◆ Task:
Set the lines down again exactly, first line through the line that contains "import seaborn as sns", with no pictures.

— START —

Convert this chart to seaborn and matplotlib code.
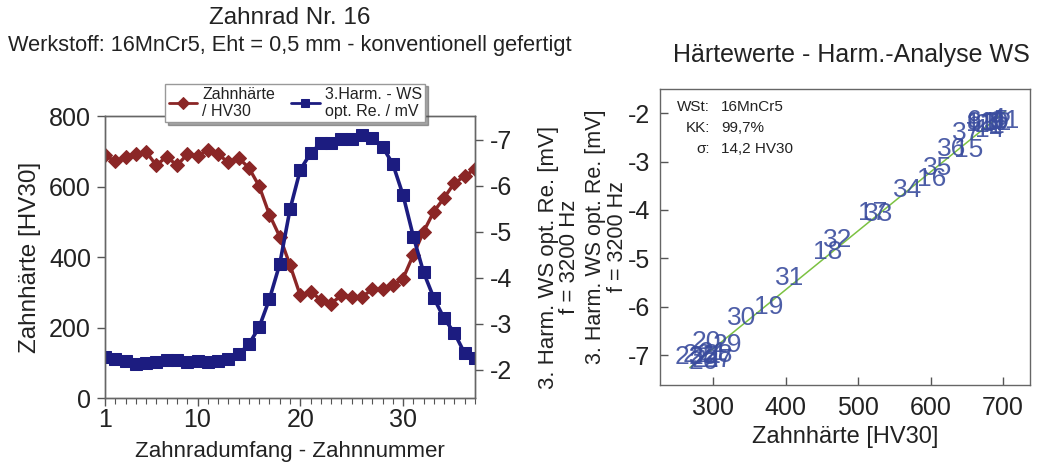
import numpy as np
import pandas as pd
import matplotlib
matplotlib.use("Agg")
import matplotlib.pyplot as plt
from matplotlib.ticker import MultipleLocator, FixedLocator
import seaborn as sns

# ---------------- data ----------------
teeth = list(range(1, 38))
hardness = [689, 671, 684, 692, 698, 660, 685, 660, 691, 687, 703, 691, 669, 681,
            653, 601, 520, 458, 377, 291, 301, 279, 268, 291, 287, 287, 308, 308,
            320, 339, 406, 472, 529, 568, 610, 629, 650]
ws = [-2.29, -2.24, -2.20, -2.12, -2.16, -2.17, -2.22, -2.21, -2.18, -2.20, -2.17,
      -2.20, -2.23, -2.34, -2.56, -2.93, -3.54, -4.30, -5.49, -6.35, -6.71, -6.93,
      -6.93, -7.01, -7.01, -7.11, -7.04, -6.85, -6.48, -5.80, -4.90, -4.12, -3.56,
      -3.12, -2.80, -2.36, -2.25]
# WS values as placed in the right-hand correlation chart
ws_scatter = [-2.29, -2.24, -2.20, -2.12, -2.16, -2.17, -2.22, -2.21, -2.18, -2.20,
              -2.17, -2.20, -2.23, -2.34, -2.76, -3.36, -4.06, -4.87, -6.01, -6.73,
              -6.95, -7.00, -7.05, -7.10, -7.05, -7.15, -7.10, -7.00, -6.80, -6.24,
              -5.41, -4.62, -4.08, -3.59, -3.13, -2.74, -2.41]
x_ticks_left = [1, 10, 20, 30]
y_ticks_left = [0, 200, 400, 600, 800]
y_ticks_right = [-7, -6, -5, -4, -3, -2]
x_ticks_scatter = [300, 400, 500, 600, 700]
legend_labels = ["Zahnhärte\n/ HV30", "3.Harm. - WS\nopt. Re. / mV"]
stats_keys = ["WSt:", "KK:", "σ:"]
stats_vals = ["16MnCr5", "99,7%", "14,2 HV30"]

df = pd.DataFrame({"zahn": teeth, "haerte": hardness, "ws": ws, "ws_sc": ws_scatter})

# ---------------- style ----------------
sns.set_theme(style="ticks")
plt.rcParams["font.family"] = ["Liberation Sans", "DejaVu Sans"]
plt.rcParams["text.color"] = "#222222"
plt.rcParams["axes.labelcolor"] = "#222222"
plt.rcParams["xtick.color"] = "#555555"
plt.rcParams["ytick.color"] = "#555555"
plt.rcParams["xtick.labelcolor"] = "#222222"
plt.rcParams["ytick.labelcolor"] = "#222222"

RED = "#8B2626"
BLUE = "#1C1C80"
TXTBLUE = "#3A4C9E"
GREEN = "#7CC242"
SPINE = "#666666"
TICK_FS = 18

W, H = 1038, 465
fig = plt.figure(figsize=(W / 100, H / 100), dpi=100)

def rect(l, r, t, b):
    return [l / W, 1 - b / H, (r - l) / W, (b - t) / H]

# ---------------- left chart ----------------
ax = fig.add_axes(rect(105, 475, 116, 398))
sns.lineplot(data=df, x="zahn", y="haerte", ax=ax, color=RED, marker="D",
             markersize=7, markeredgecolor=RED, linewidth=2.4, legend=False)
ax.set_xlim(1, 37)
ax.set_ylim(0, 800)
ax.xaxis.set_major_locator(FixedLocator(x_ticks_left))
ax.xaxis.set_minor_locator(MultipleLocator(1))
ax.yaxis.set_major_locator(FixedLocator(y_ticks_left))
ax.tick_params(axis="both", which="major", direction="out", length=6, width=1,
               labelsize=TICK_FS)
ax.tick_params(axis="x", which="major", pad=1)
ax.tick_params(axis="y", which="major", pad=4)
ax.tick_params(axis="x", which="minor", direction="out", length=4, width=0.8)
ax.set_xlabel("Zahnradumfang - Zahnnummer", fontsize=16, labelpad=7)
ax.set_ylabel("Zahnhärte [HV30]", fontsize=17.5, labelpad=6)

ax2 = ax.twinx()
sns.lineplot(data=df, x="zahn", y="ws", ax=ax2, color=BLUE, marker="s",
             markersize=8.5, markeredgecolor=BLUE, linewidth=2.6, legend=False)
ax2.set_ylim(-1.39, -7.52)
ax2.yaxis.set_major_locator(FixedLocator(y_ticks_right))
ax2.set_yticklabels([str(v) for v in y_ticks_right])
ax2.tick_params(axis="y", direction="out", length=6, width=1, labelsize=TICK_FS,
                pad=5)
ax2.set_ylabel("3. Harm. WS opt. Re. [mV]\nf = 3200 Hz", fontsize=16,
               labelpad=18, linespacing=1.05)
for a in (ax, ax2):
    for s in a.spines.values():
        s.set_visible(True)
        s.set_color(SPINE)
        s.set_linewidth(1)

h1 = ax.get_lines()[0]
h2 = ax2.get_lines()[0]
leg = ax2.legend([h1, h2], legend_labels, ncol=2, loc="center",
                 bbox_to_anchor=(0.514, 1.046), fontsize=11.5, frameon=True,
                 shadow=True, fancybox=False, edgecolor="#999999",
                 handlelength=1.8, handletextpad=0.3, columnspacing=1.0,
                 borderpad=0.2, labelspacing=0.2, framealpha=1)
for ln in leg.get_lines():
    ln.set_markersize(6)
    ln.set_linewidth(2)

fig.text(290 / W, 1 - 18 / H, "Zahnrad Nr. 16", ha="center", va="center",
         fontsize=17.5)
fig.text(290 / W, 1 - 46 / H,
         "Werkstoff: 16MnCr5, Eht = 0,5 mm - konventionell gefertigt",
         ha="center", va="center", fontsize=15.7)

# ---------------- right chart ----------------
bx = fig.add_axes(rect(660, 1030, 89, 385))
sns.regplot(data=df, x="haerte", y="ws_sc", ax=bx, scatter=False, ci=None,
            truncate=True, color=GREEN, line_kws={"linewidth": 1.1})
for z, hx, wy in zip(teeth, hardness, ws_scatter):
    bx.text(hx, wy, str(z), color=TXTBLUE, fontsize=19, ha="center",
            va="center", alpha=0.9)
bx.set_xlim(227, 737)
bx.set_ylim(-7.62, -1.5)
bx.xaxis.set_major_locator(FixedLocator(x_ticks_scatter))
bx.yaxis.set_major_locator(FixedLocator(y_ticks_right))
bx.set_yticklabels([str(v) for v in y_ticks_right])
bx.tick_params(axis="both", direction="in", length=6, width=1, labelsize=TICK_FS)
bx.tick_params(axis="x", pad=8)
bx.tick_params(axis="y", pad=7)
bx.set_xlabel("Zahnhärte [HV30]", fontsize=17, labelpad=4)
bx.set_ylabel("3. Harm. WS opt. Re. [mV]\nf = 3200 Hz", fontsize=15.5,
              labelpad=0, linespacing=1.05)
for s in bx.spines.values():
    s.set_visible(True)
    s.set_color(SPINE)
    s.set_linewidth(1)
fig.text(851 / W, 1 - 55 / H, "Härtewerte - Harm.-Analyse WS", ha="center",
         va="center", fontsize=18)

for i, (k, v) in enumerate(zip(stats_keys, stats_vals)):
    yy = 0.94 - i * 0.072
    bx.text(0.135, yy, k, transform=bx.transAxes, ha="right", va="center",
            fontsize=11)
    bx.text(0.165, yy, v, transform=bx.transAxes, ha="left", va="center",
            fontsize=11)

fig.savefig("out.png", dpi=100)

— END —

◆ Final answer:
Convert this chart to seaborn and matplotlib code.
import numpy as np
import pandas as pd
import matplotlib
matplotlib.use("Agg")
import matplotlib.pyplot as plt
from matplotlib.ticker import MultipleLocator, FixedLocator
import seaborn as sns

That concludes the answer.